[START Data lines]

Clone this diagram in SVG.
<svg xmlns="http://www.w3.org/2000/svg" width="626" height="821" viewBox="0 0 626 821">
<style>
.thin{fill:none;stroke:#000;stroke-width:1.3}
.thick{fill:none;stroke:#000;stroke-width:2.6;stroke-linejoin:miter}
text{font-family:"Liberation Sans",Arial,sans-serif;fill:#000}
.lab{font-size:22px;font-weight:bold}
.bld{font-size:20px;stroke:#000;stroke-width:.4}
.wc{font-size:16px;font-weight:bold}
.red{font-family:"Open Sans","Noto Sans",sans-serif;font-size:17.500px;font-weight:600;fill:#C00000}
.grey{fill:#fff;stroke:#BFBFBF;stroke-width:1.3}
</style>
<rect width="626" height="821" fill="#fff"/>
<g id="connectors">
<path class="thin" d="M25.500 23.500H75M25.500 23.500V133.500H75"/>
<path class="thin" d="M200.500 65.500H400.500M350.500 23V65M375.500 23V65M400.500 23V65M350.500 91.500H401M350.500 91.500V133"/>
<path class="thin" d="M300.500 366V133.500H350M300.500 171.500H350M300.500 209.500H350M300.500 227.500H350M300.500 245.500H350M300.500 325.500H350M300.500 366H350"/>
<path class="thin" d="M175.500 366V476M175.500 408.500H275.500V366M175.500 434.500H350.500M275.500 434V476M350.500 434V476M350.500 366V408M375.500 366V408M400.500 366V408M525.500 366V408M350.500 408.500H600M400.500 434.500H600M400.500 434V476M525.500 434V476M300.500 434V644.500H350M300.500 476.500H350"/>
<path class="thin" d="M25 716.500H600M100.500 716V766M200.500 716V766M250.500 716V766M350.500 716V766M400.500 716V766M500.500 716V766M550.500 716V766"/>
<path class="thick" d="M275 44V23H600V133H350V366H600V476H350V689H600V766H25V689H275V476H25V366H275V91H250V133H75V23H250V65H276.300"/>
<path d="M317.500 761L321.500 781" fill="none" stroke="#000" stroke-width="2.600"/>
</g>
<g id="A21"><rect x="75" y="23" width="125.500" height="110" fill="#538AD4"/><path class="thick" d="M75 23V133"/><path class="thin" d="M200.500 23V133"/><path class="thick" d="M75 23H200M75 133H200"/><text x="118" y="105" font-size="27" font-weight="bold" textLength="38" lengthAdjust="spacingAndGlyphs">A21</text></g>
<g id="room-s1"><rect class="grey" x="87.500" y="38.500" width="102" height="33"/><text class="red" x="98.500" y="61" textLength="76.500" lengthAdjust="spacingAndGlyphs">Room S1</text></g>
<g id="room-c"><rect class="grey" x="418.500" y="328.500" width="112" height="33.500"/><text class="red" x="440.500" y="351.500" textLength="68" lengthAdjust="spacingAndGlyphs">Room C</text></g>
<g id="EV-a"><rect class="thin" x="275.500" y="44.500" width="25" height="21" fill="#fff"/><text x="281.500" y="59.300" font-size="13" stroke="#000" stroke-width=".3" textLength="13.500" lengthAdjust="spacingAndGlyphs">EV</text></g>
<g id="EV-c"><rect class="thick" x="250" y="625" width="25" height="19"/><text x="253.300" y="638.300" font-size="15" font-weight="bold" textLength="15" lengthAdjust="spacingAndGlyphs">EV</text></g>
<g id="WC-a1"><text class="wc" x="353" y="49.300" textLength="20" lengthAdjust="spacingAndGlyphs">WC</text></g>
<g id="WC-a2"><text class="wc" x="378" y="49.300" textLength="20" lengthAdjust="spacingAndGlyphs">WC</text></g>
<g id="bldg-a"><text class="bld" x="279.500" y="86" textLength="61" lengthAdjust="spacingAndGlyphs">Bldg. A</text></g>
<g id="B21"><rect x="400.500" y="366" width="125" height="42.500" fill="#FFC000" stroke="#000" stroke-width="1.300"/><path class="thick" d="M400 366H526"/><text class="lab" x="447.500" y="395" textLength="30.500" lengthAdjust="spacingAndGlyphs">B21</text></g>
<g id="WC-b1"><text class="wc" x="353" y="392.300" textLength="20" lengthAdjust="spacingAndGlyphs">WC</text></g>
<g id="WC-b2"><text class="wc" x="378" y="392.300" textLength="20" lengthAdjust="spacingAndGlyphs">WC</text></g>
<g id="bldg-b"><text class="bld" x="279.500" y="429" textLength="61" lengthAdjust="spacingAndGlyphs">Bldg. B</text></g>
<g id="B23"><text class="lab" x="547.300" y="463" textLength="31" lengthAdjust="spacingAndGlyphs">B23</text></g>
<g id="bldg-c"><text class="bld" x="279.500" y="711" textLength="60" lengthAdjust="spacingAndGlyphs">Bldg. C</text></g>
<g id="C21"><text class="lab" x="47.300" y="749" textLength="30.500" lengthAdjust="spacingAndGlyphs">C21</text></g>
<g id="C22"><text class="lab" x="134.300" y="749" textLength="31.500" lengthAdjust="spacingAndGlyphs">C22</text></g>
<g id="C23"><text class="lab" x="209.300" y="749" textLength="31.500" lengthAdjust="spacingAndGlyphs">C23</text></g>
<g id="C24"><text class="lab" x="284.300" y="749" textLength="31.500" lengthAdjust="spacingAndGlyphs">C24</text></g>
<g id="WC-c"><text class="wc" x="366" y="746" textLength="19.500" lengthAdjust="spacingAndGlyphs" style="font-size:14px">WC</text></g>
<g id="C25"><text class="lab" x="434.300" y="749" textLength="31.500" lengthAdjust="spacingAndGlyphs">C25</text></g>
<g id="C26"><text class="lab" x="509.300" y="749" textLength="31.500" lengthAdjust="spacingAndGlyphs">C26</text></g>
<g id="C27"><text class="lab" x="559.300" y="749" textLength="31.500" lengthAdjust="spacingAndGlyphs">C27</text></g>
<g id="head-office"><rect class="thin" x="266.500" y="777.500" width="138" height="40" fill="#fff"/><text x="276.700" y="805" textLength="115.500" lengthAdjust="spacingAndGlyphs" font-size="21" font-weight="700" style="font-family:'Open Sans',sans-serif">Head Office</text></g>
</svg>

[END Data lines]

Working from the material above, retype it in its entirety without change.

**Solution for this exercise:**
Clone this diagram in SVG.
<svg xmlns="http://www.w3.org/2000/svg" width="626" height="821" viewBox="0 0 626 821">
<style>
.thin{fill:none;stroke:#000;stroke-width:1.3}
.thick{fill:none;stroke:#000;stroke-width:2.6;stroke-linejoin:miter}
text{font-family:"Liberation Sans",Arial,sans-serif;fill:#000}
.lab{font-size:22px;font-weight:bold}
.bld{font-size:20px;stroke:#000;stroke-width:.4}
.wc{font-size:16px;font-weight:bold}
.red{font-family:"Open Sans","Noto Sans",sans-serif;font-size:17.500px;font-weight:600;fill:#C00000}
.grey{fill:#fff;stroke:#BFBFBF;stroke-width:1.3}
</style>
<rect width="626" height="821" fill="#fff"/>
<g id="connectors">
<path class="thin" d="M25.500 23.500H75M25.500 23.500V133.500H75"/>
<path class="thin" d="M200.500 65.500H400.500M350.500 23V65M375.500 23V65M400.500 23V65M350.500 91.500H401M350.500 91.500V133"/>
<path class="thin" d="M300.500 366V133.500H350M300.500 171.500H350M300.500 209.500H350M300.500 227.500H350M300.500 245.500H350M300.500 325.500H350M300.500 366H350"/>
<path class="thin" d="M175.500 366V476M175.500 408.500H275.500V366M175.500 434.500H350.500M275.500 434V476M350.500 434V476M350.500 366V408M375.500 366V408M400.500 366V408M525.500 366V408M350.500 408.500H600M400.500 434.500H600M400.500 434V476M525.500 434V476M300.500 434V644.500H350M300.500 476.500H350"/>
<path class="thin" d="M25 716.500H600M100.500 716V766M200.500 716V766M250.500 716V766M350.500 716V766M400.500 716V766M500.500 716V766M550.500 716V766"/>
<path class="thick" d="M275 44V23H600V133H350V366H600V476H350V689H600V766H25V689H275V476H25V366H275V91H250V133H75V23H250V65H276.300"/>
<path d="M317.500 761L321.500 781" fill="none" stroke="#000" stroke-width="2.600"/>
</g>
<g id="A21"><rect x="75" y="23" width="125.500" height="110" fill="#538AD4"/><path class="thick" d="M75 23V133"/><path class="thin" d="M200.500 23V133"/><path class="thick" d="M75 23H200M75 133H200"/><text x="118" y="105" font-size="27" font-weight="bold" textLength="38" lengthAdjust="spacingAndGlyphs">A21</text></g>
<g id="room-s1"><rect class="grey" x="87.500" y="38.500" width="102" height="33"/><text class="red" x="98.500" y="61" textLength="76.500" lengthAdjust="spacingAndGlyphs">Room S1</text></g>
<g id="room-c"><rect class="grey" x="418.500" y="328.500" width="112" height="33.500"/><text class="red" x="440.500" y="351.500" textLength="68" lengthAdjust="spacingAndGlyphs">Room C</text></g>
<g id="EV-a"><rect class="thin" x="275.500" y="44.500" width="25" height="21" fill="#fff"/><text x="281.500" y="59.300" font-size="13" stroke="#000" stroke-width=".3" textLength="13.500" lengthAdjust="spacingAndGlyphs">EV</text></g>
<g id="EV-c"><rect class="thick" x="250" y="625" width="25" height="19"/><text x="253.300" y="638.300" font-size="15" font-weight="bold" textLength="15" lengthAdjust="spacingAndGlyphs">EV</text></g>
<g id="WC-a1"><text class="wc" x="353" y="49.300" textLength="20" lengthAdjust="spacingAndGlyphs">WC</text></g>
<g id="WC-a2"><text class="wc" x="378" y="49.300" textLength="20" lengthAdjust="spacingAndGlyphs">WC</text></g>
<g id="bldg-a"><text class="bld" x="279.500" y="86" textLength="61" lengthAdjust="spacingAndGlyphs">Bldg. A</text></g>
<g id="B21"><rect x="400.500" y="366" width="125" height="42.500" fill="#FFC000" stroke="#000" stroke-width="1.300"/><path class="thick" d="M400 366H526"/><text class="lab" x="447.500" y="395" textLength="30.500" lengthAdjust="spacingAndGlyphs">B21</text></g>
<g id="WC-b1"><text class="wc" x="353" y="392.300" textLength="20" lengthAdjust="spacingAndGlyphs">WC</text></g>
<g id="WC-b2"><text class="wc" x="378" y="392.300" textLength="20" lengthAdjust="spacingAndGlyphs">WC</text></g>
<g id="bldg-b"><text class="bld" x="279.500" y="429" textLength="61" lengthAdjust="spacingAndGlyphs">Bldg. B</text></g>
<g id="B23"><text class="lab" x="547.300" y="463" textLength="31" lengthAdjust="spacingAndGlyphs">B23</text></g>
<g id="bldg-c"><text class="bld" x="279.500" y="711" textLength="60" lengthAdjust="spacingAndGlyphs">Bldg. C</text></g>
<g id="C21"><text class="lab" x="47.300" y="749" textLength="30.500" lengthAdjust="spacingAndGlyphs">C21</text></g>
<g id="C22"><text class="lab" x="134.300" y="749" textLength="31.500" lengthAdjust="spacingAndGlyphs">C22</text></g>
<g id="C23"><text class="lab" x="209.300" y="749" textLength="31.500" lengthAdjust="spacingAndGlyphs">C23</text></g>
<g id="C24"><text class="lab" x="284.300" y="749" textLength="31.500" lengthAdjust="spacingAndGlyphs">C24</text></g>
<g id="WC-c"><text class="wc" x="366" y="746" textLength="19.500" lengthAdjust="spacingAndGlyphs" style="font-size:14px">WC</text></g>
<g id="C25"><text class="lab" x="434.300" y="749" textLength="31.500" lengthAdjust="spacingAndGlyphs">C25</text></g>
<g id="C26"><text class="lab" x="509.300" y="749" textLength="31.500" lengthAdjust="spacingAndGlyphs">C26</text></g>
<g id="C27"><text class="lab" x="559.300" y="749" textLength="31.500" lengthAdjust="spacingAndGlyphs">C27</text></g>
<g id="head-office"><rect class="thin" x="266.500" y="777.500" width="138" height="40" fill="#fff"/><text x="276.700" y="805" textLength="115.500" lengthAdjust="spacingAndGlyphs" font-size="21" font-weight="700" style="font-family:'Open Sans',sans-serif">Head Office</text></g>
</svg>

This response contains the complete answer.